3 Finlay Bealham – 8
Made light work last week of Ireland not having Tadhg Furlong steeling their scrum and he was tops again here, even having the audacity to show that grizzly-looking tightheads can have the softest of hands. It was his trickery with the pass that blew the hole in the French defence for the Keenan try. Motored on for 62.

4 Tadhg Beirne – 8
Packed in a lot during his 45 minutes before an ankle injury ended his industrious afternoon. We had the usual from him, breakdown nuisance where an infringement gave France their opening penalty points and then a trademark penalty-winning ruck turnover. He carried rewardingly and also had a tackle count that had him listed as the highest Irish player when he exited.

5 James Ryan – 9
The lock doesn’t get enough credit for his return to form in the last while and he was defiant here in negating the French forwards. Had one ropey spell where two quick-fire penalty concessions lost Ireland a try chance and cost three points at the other end, but he came through that with flying colours. Finished on top of his team’s tackle chart.

6 Peter O’Mahony – 7.5
Didn’t have his best of best games but was still influential in ensuring Ireland didn’t go behind in that cagey first part of the second half. Worked diligently at the breakdown trying to get an edge before leaving on 57.

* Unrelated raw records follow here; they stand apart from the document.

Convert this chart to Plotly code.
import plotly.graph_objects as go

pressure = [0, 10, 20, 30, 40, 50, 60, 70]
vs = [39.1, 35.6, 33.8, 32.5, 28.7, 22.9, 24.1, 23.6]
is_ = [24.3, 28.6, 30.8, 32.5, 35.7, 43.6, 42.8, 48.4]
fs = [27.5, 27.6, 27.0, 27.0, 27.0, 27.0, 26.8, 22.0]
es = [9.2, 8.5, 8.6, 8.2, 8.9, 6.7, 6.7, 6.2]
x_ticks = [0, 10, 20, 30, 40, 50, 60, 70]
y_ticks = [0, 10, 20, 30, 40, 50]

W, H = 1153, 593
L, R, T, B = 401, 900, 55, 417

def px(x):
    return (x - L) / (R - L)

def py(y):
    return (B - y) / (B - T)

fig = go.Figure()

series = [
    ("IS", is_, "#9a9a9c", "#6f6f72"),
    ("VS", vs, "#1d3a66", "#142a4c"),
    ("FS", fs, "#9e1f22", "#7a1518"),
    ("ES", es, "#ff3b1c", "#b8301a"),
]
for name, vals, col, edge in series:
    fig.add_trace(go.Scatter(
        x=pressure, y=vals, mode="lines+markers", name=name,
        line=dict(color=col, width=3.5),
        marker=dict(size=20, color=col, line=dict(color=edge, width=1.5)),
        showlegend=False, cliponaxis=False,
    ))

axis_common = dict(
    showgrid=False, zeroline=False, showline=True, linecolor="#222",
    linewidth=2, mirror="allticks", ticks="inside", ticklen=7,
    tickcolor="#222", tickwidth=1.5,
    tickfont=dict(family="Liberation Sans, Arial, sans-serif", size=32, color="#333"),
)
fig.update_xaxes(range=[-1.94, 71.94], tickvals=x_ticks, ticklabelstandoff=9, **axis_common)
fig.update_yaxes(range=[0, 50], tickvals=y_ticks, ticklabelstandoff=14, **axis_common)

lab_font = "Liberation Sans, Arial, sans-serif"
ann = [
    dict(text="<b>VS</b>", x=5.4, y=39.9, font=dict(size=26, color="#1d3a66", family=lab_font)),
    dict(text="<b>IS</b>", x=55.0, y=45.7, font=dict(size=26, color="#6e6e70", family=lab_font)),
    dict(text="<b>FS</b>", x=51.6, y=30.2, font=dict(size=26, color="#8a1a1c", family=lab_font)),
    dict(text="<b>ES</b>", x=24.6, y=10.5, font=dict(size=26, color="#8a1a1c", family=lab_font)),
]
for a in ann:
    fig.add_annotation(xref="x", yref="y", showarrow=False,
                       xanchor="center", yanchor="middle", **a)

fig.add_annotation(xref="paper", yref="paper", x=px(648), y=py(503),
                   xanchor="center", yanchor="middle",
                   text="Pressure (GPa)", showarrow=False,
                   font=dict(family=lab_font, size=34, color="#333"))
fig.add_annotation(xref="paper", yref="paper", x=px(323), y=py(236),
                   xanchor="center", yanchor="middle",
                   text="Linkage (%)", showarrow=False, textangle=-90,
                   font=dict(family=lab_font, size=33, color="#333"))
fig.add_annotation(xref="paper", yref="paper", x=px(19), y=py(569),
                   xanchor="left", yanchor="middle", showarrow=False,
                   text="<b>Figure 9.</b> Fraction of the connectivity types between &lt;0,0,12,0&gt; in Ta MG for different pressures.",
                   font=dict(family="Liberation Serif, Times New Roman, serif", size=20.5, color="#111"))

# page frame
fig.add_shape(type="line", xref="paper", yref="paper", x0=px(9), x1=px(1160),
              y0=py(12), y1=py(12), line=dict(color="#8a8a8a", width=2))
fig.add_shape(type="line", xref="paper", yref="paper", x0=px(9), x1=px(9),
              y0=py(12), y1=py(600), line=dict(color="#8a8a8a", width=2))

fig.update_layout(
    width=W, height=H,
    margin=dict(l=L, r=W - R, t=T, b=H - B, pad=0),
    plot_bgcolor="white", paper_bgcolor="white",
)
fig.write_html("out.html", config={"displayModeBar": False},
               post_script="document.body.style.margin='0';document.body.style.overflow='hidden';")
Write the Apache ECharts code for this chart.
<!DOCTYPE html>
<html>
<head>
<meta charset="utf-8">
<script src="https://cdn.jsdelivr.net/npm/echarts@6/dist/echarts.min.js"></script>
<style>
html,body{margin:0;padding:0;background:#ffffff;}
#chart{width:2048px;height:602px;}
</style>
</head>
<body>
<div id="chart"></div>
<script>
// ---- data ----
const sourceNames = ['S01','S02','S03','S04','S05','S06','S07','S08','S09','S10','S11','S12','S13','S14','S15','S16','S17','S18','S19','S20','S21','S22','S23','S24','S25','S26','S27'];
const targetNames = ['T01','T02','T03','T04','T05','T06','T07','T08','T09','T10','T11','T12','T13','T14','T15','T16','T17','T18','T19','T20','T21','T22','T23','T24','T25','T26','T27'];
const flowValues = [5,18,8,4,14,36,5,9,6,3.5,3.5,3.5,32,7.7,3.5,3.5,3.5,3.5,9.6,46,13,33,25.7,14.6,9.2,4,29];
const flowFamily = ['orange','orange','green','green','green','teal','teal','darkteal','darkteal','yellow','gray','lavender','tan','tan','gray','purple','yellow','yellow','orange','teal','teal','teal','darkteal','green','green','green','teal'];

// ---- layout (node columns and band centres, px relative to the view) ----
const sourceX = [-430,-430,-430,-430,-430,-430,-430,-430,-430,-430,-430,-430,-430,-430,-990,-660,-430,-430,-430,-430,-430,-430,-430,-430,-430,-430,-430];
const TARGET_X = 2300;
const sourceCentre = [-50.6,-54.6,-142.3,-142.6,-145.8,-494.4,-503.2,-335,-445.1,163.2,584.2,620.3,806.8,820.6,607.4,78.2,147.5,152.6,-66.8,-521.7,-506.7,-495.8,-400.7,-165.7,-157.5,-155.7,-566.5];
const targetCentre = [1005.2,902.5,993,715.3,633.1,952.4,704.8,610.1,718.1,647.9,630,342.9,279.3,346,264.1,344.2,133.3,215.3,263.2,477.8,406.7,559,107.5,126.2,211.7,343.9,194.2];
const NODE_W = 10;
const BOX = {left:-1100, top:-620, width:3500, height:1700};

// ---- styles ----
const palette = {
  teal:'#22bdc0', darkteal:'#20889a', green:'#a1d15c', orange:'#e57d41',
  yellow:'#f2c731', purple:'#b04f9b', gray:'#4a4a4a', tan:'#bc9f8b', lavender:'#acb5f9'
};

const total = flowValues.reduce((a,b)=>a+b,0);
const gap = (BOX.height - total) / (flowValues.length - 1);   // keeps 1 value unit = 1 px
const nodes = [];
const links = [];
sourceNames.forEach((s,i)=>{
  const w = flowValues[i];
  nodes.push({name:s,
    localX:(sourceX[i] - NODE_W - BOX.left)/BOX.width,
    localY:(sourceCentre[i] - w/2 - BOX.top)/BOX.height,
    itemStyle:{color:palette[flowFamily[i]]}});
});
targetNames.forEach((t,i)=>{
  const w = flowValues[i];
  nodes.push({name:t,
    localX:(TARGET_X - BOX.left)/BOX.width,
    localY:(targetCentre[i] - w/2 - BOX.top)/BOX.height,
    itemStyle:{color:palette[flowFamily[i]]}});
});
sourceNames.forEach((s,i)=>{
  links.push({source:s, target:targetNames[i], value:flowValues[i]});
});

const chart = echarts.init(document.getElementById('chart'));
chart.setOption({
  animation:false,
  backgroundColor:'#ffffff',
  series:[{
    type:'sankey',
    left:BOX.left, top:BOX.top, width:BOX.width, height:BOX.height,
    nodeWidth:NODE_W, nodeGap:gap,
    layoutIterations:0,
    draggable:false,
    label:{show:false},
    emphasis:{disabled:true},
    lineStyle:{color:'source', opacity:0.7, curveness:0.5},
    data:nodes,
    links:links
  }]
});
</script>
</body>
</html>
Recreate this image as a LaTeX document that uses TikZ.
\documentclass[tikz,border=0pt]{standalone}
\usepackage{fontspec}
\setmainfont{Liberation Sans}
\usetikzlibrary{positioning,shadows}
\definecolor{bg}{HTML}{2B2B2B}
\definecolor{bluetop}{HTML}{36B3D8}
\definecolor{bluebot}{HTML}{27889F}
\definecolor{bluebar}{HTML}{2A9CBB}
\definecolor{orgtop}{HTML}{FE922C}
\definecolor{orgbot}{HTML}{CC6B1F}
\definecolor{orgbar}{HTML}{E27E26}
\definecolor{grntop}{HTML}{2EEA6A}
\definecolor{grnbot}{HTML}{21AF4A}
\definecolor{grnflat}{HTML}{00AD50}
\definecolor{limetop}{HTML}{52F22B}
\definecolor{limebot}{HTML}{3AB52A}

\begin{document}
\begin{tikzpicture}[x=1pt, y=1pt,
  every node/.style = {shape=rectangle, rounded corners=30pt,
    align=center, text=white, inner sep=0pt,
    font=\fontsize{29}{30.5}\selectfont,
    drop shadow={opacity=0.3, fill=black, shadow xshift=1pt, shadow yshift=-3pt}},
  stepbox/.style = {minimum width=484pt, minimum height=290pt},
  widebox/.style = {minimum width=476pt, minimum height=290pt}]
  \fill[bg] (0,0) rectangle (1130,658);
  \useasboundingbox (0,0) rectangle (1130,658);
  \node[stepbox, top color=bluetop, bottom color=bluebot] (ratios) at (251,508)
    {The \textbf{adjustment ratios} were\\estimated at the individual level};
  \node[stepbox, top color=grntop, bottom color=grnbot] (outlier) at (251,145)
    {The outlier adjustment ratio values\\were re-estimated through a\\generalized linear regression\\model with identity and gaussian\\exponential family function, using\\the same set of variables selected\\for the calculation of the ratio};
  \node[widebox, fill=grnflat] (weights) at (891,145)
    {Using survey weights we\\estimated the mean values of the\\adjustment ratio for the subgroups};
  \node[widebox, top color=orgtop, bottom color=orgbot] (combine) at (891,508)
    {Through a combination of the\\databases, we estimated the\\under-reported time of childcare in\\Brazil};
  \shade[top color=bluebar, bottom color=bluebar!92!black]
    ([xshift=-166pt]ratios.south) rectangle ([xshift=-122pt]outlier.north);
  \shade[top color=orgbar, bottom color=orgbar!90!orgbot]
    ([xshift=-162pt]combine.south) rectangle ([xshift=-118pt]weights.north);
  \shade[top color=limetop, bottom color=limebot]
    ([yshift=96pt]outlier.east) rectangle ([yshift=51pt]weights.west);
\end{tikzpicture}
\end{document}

7 Josh van der Flier – 8.5
This was a less flashy outing for the 2022 player of the year as there was so much to take care of in the trenches where his tackle count was not that far behind Ryan’s. Carried well when given the chance.

8 Caelan Doris – 9.5
Fabulous on both sides of the ball in Wales, topping his team’s tackle chart and royally carrying the ball, he was the standout Irish performer versus the French, taking the fight to them, especially in the first half when possession was regularly turned into points. Did get a warning from the referee to get out of his ear with the constant chatter about rucks, but other than that he was flamboyant and classy in everything he did.